New York outpaced its rivals through good fortune and determination. It was blessed by geography: A large, protected port that remained free of ice throughout most of the year, its closeness to the open sea, and a river that provided it with easy access to a vast hinterland gave it a privileged start. New York's merchants, capital rich and risk taking, used these endowments to good advantage by dredging shallow passages in the harbor, and by forging canals and railroads that enlarged the city's hinterland ever more. But more important in the story of New York's rise than geography or even infrastructure were the commercial enterprises that its merchants built. Here, where the Hudson meets the Atlantic, they fashioned trading houses that connected the British industrial economy to the cotton plantations in the American South. New Yorkers bought cotton in the South for transport to Liverpool, returning in their sailing vessels the bountiful goods of Britain's industry to equip and clothe western farmers, northern workers, and southern plantation owners. Once they drew this trade into their port, it was all but impossible for others to compete. Advantages in trade, in turn, could be translated into other enterprises. Drawing labor from the densely inhabited streets along the East River, manufacturers large and small produced ever more printing presses, carriages, books, and ready-made clothing, supplying not only New York's unrivaled urban market but also much of the rest of the nation. Along the fine boulevards of southern Manhattan just north of the Battery, bankers, insurance agents, and lawyers set up shop and lubricated the machinery of trade and production. Strategically placed at the center of a rapidly growing economy, New York's bankers, manufacturers, and merchants reaped proceeds from the cotton fields of Louisiana, the iron works of Pennsylvania, the sugar plantations of Cuba, and the railroads extended throughout the nation.

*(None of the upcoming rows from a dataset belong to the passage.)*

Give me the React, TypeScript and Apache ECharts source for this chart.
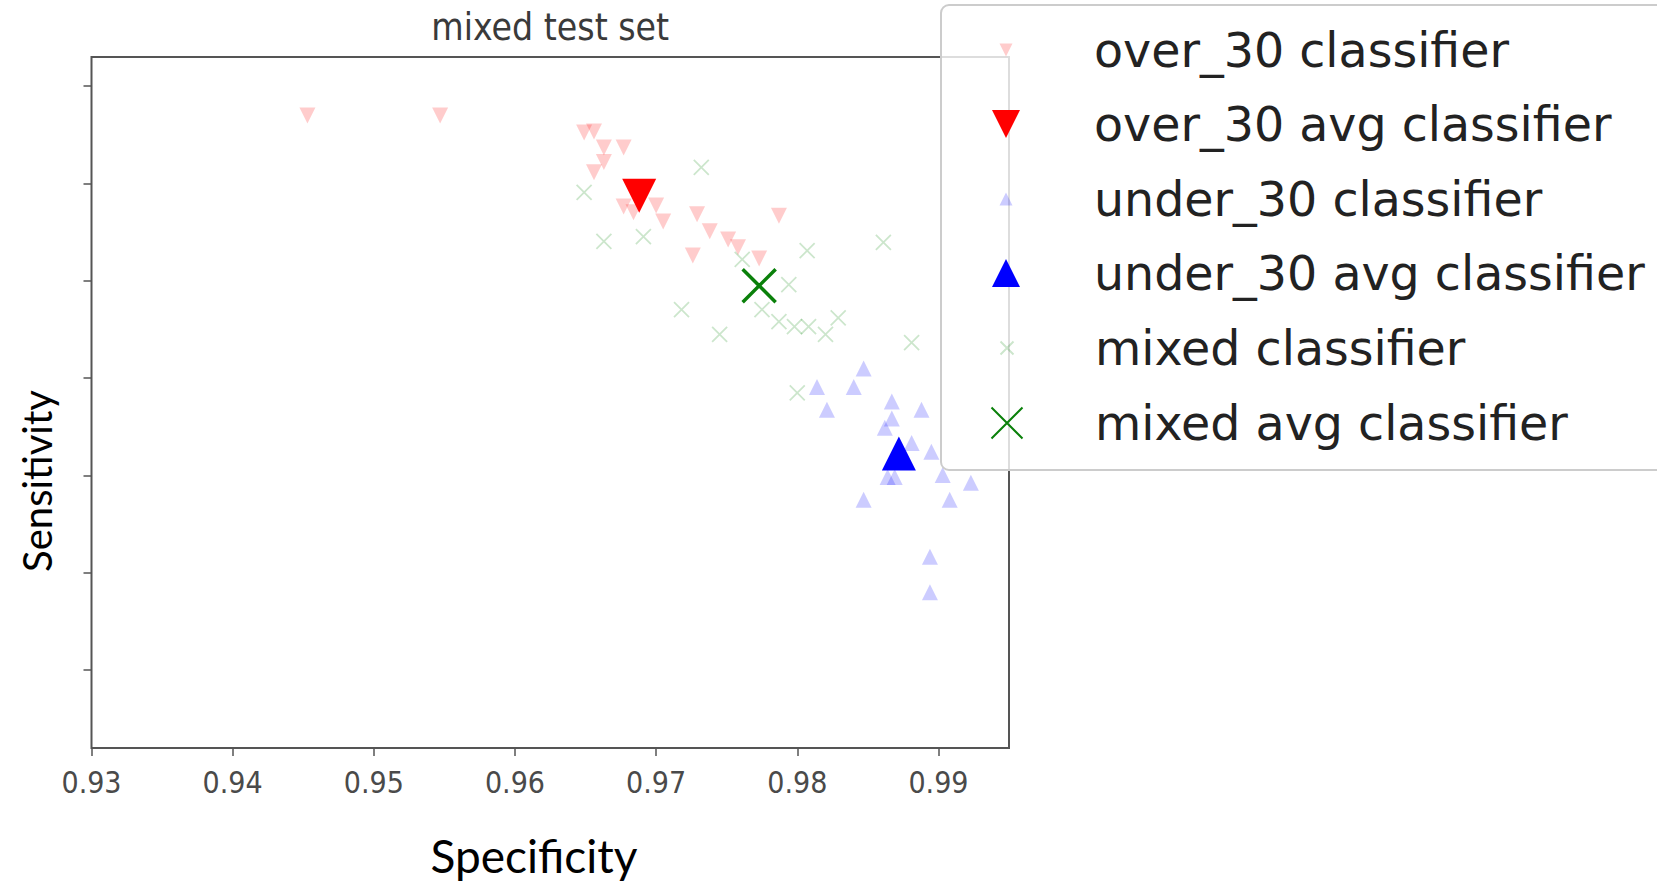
import React, { useEffect, useRef } from "react";
import * as echarts from "echarts";

// ---- data (specificity, sensitivity) ----
const OVER30_POINTS: [number, number][] = [
  [0.9453, 0.914], [0.9547, 0.914], [0.9649, 0.9105], [0.9656, 0.9107],
  [0.9663, 0.9074], [0.9677, 0.9074], [0.9663, 0.9044], [0.9656, 0.9023],
  [0.9677, 0.8953], [0.9684, 0.8941], [0.97, 0.8955], [0.9705, 0.8922],
  [0.9729, 0.8937], [0.9738, 0.8902], [0.9751, 0.8885], [0.9758, 0.8869],
  [0.9773, 0.8846], [0.9787, 0.8934], [0.9726, 0.8852],
];
const OVER30_AVG: [number, number][] = [[0.9688, 0.8975]];

const UNDER30_POINTS: [number, number][] = [
  [0.9847, 0.862], [0.984, 0.8582], [0.9814, 0.8582], [0.9821, 0.8535],
  [0.9867, 0.8552], [0.9888, 0.8535], [0.9867, 0.8517], [0.9862, 0.8498],
  [0.9881, 0.8467], [0.9895, 0.8449], [0.9864, 0.8397], [0.9869, 0.8397],
  [0.9903, 0.8401], [0.9923, 0.8385], [0.9847, 0.835], [0.9908, 0.835],
  [0.9894, 0.8233], [0.9894, 0.816],
];
const UNDER30_AVG: [number, number][] = [[0.9872, 0.8445]];

const MIXED_POINTS: [number, number][] = [
  [0.9732, 0.9033], [0.9649, 0.8982], [0.9663, 0.8881], [0.9691, 0.8891],
  [0.9807, 0.8862], [0.9861, 0.8879], [0.9761, 0.8844], [0.9794, 0.8792],
  [0.9718, 0.8741], [0.9745, 0.869], [0.9775, 0.8741], [0.9787, 0.8716],
  [0.9798, 0.8706], [0.9808, 0.8706], [0.982, 0.869], [0.9829, 0.8724],
  [0.9881, 0.8673], [0.98, 0.857],
];
const MIXED_AVG: [number, number][] = [[0.9773, 0.879]];

const X_TICKS = [0.93, 0.94, 0.95, 0.96, 0.97, 0.98, 0.99];
const Y_TICKS = [0.8, 0.82, 0.84, 0.86, 0.88, 0.9, 0.92];
const X_RANGE = [0.93, 0.995];
const Y_RANGE = [0.784, 0.926];

const SERIES_NAMES = [
  "over_30 classifier",
  "over_30 avg classifier",
  "under_30 classifier",
  "under_30 avg classifier",
  "mixed classifier",
  "mixed avg classifier",
];

const TITLE = "mixed test set";
const X_NAME = "Specificity";
const Y_NAME = "Sensitivity";

const DOWN = "path://M0,0L20,0L10,20Z";
const UP = "path://M10,0L20,20L0,20Z";
const CROSS = "path://M0,0L20,20M20,0L0,20";

const W = 1657;
const H = 882;

export default function App() {
  const ref = useRef<HTMLDivElement>(null);

  useEffect(() => {
    if (!ref.current) return;
    const chart = echarts.init(ref.current, undefined, { renderer: "svg" });

    const plotLeft = 91.5;
    const plotRight = 1009;
    const plotTop = 57;
    const plotBottom = 748;

    const legendFont = "'DejaVu Sans', sans-serif";
    const tickFont = "'DejaVu Sans Condensed', 'DejaVu Sans', sans-serif";
    const labelFont = "Lato, 'Open Sans', sans-serif";

    const rowsY = [50, 124, 199, 273, 348, 423];
    const legendIconSizes = [13, 28, 13, 28, 13, 31];
    const legendIconCenterX = 1006;
    const legendTextX = 1094;
    const lineH = 56;

    const legends = SERIES_NAMES.map((name, i) => {
      const w = legendIconSizes[i];
      return {
        data: [name],
        left: legendIconCenterX - w / 2,
        top: rowsY[i] - lineH / 2,
        padding: 0,
        itemWidth: w,
        itemHeight: w,
        selectedMode: false,
        textStyle: {
          fontFamily: legendFont,
          fontSize: 47.5,
          lineHeight: lineH,
          color: "#222",
          padding: [0, 0, 0, legendTextX - (legendIconCenterX - w / 2) - w - 5],
        },
      };
    });

    const option: any = {
      animation: false,
      backgroundColor: "#ffffff",
      grid: {
        left: plotLeft,
        right: W - plotRight,
        top: plotTop,
        bottom: H - plotBottom,
        show: true,
        borderColor: "#555",
        borderWidth: 2,
        backgroundColor: "transparent",
      },
      xAxis: {
        type: "value",
        min: X_RANGE[0],
        max: X_RANGE[1],
        splitLine: { show: false },
        axisLine: { show: false },
        axisTick: {
          show: true,
          length: 8,
          customValues: X_TICKS,
          lineStyle: { color: "#555", width: 1.5 },
        },
        axisLabel: {
          customValues: X_TICKS,
          formatter: (v: number) => v.toFixed(2),
          fontFamily: tickFont,
          fontSize: 30,
          color: "#4a4a4a",
          margin: 19,
        },
      },
      yAxis: {
        type: "value",
        min: Y_RANGE[0],
        max: Y_RANGE[1],
        splitLine: { show: false },
        axisLine: { show: false },
        axisTick: {
          show: true,
          length: 8,
          customValues: Y_TICKS,
          lineStyle: { color: "#555", width: 1.5 },
        },
        axisLabel: { show: false, customValues: Y_TICKS },
      },
      legend: legends,
      graphic: [
        {
          type: "rect",
          z: 3,
          shape: { x: 941, y: 5, width: 800, height: 465, r: 8 },
          style: { fill: "rgba(255,255,255,0.8)", stroke: "#cccccc", lineWidth: 2 },
        },
        {
          type: "text",
          x: (plotLeft + plotRight) / 2,
          y: 27,
          style: {
            text: TITLE,
            font: "37px 'DejaVu Sans Condensed', 'DejaVu Sans', sans-serif",
            fill: "#3a3a3a",
            align: "center",
            verticalAlign: "middle",
          },
        },
        {
          type: "text",
          x: 534,
          y: 855,
          style: {
            text: X_NAME,
            font: `46px ${labelFont}`,
            fill: "#000",
            align: "center",
            verticalAlign: "middle",
          },
        },
        {
          type: "text",
          x: 37,
          y: 481,
          rotation: Math.PI / 2,
          style: {
            text: Y_NAME,
            font: `40px ${labelFont}`,
            fill: "#000",
            align: "center",
            verticalAlign: "middle",
          },
        },
      ],
      series: [
        {
          name: SERIES_NAMES[0],
          type: "scatter",
          data: OVER30_POINTS,
          symbol: DOWN,
          symbolSize: 16,
          itemStyle: { color: "#ff0000", opacity: 0.2 },
        },
        {
          name: SERIES_NAMES[1],
          type: "scatter",
          data: OVER30_AVG,
          symbol: DOWN,
          symbolSize: 34,
          itemStyle: { color: "#ff0000", opacity: 1 },
        },
        {
          name: SERIES_NAMES[2],
          type: "scatter",
          data: UNDER30_POINTS,
          symbol: UP,
          symbolSize: 16,
          itemStyle: { color: "#0000ff", opacity: 0.2 },
        },
        {
          name: SERIES_NAMES[3],
          type: "scatter",
          data: UNDER30_AVG,
          symbol: UP,
          symbolSize: 34,
          itemStyle: { color: "#0000ff", opacity: 1 },
        },
        {
          name: SERIES_NAMES[4],
          type: "scatter",
          data: MIXED_POINTS,
          symbol: CROSS,
          symbolSize: 15,
          itemStyle: { color: "#008000", borderColor: "#008000", borderWidth: 1.8, opacity: 0.2 },
        },
        {
          name: SERIES_NAMES[5],
          type: "scatter",
          data: MIXED_AVG,
          symbol: CROSS,
          symbolSize: 33,
          itemStyle: { color: "#008000", borderColor: "#0a800a", borderWidth: 3.5, opacity: 1 },
        },
      ],
    };

    chart.setOption(option);
    return () => chart.dispose();
  }, []);

  return (
    <div
      ref={ref}
      style={{ position: "fixed", left: 0, top: 0, width: W, height: H, background: "#fff" }}
    />
  );
}
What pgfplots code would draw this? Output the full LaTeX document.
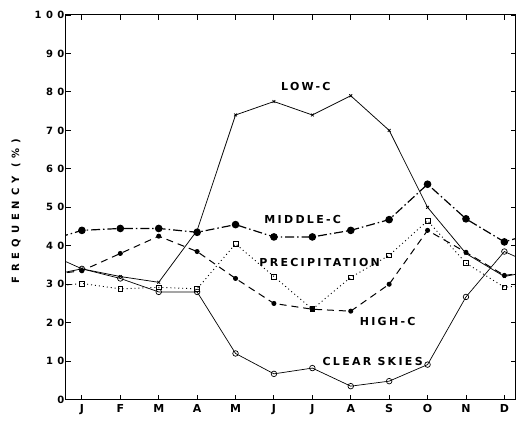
\documentclass[border=0pt]{standalone}
\usepackage{fontspec}
\setmainfont{DejaVu Sans}
\newfontfamily\lbl{DejaVu Sans}[LetterSpace=21]
\newfontfamily\tlbl{DejaVu Sans}[LetterSpace=45]
\newfontfamily\ylbl{DejaVu Sans}[LetterSpace=50]
\usepackage{pgfplots}
\pgfplotsset{compat=1.18}
\begin{document}
\begin{tikzpicture}[x=1bp,y=1bp]
\begin{axis}[at={(0,0)},anchor=south west, scale only axis,
 width=450bp, height=385bp,
 xmin=0.584, xmax=12.29, ymin=0, ymax=100,
 xtick={1,...,12}, xticklabels={J,F,M,A,M,J,J,A,S,O,N,D},
 ytick={0,10,...,100},
 tick align=inside, major tick length=5bp,
 tick style={line width=0.9pt,black},
 yticklabel style={font=\fontsize{10bp}{12bp}\tlbl\bfseries, xshift=2bp},
 xticklabel style={font=\fontsize{11bp}{12bp}\bfseries, yshift=-1.5bp},
 /pgf/number format/assume math mode=true,
 axis line style={line width=1pt},
 clip marker paths=true,
 ylabel={FREQUENCY (\%)},
 every axis y label/.style={at={(axis description cs:0,0.49)}, xshift=-50bp, rotate=90, anchor=center, font=\fontsize{10bp}{12bp}\ylbl\bfseries},
]
% LOW-C
\addplot[black, line width=0.75pt, mark=x, mark size=2pt] coordinates {
(0,32) (1,34) (2,32) (3,30.5) (4,44) (5,74) (6,77.5) (7,74) (8,79) (9,70) (10,50) (11,38) (12,32) (13,34)};
% MIDDLE-C
\addplot[black, line width=1.2pt, dash pattern=on 9pt off 3pt on 1.5pt off 3pt, mark=*, mark size=3.2pt, mark options={solid}] coordinates {
(0,41) (1,44) (2,44.5) (3,44.5) (4,43.5) (5,45.5) (6,42.3) (7,42.3) (8,44) (9,46.8) (10,56) (11,47) (12,41) (13,44)};
% HIGH-C
\addplot[black, line width=1pt, dash pattern=on 7pt off 5pt, mark=*, mark size=2pt, mark options={solid}] coordinates {
(0,32.3) (1,33.5) (2,38) (3,42.5) (4,38.5) (5,31.5) (6,25) (7,23.5) (8,23) (9,30) (10,44) (11,38.3) (12,32.3) (13,33.5)};
% PRECIPITATION
\addplot[black, line width=0.9pt, dash pattern=on 1pt off 3pt, mark=square, mark size=2.4pt, mark options={solid, fill=white, line width=0.7pt}] coordinates {
(0,29.2) (1,30.2) (2,28.8) (3,29.2) (4,28.8) (5,40.5) (6,32) (7,23.5) (8,31.8) (9,37.5) (10,46.5) (11,35.5) (12,29.2) (13,30.2)};
% CLEAR SKIES
\addplot[black, line width=0.7pt, mark=o, mark size=2.8pt, mark options={solid, fill=white}] coordinates {
(0,38.5) (1,34) (2,31.5) (3,28) (4,28) (5,12) (6,6.7) (7,8.2) (8,3.5) (9,4.8) (10,9.1) (11,26.7) (12,38.5) (13,34)};
\begin{scope}[every node/.style={font=\fontsize{11bp}{13bp}\lbl\bfseries, inner sep=0pt}]
\node at (axis cs:6.83,81.3) {LOW-C};
\node at (axis cs:6.75,46.8) {MIDDLE-C};
\node at (axis cs:7.19,35.6) {PRECIPITATION};
\node at (axis cs:8.96,20.3) {HIGH-C};
\node at (axis cs:8.57,10) {CLEAR SKIES};
\end{scope}
\end{axis}
\pgfresetboundingbox
\path[use as bounding box] (-66,-21) rectangle (450.5,400);
\end{tikzpicture}
\end{document}
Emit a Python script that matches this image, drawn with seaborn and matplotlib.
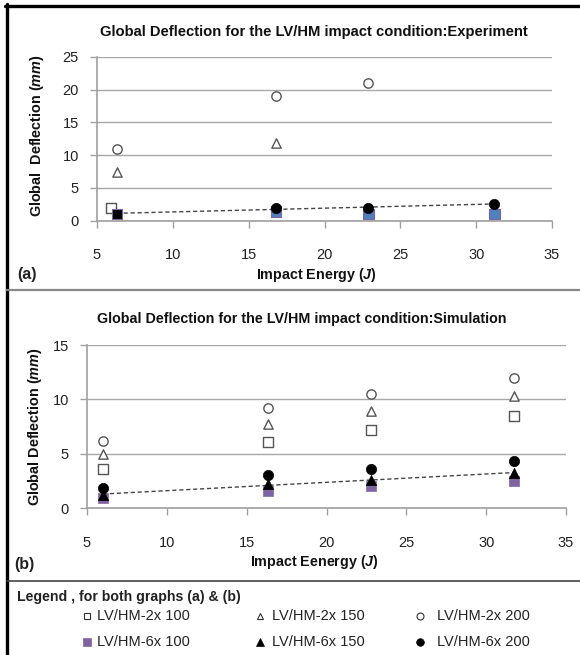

The Monied Metropolis: New York City and the Consolidation of the American Bourgeoisie, 1850-1896 -- Read it? Worthwhile?
The only one of these that doesn't apply to New Orleans is that it doesn't remain free of ice throughout most of the year. It stays that way ALL year.
As for the rest, it simply illustrates that New Yorkers were better capitalists. Ironic from a bunch of people who keep citing Mises. And yet, despite all that, the south had a higher per capita income (by a good chunk) and most of the richest people in the country.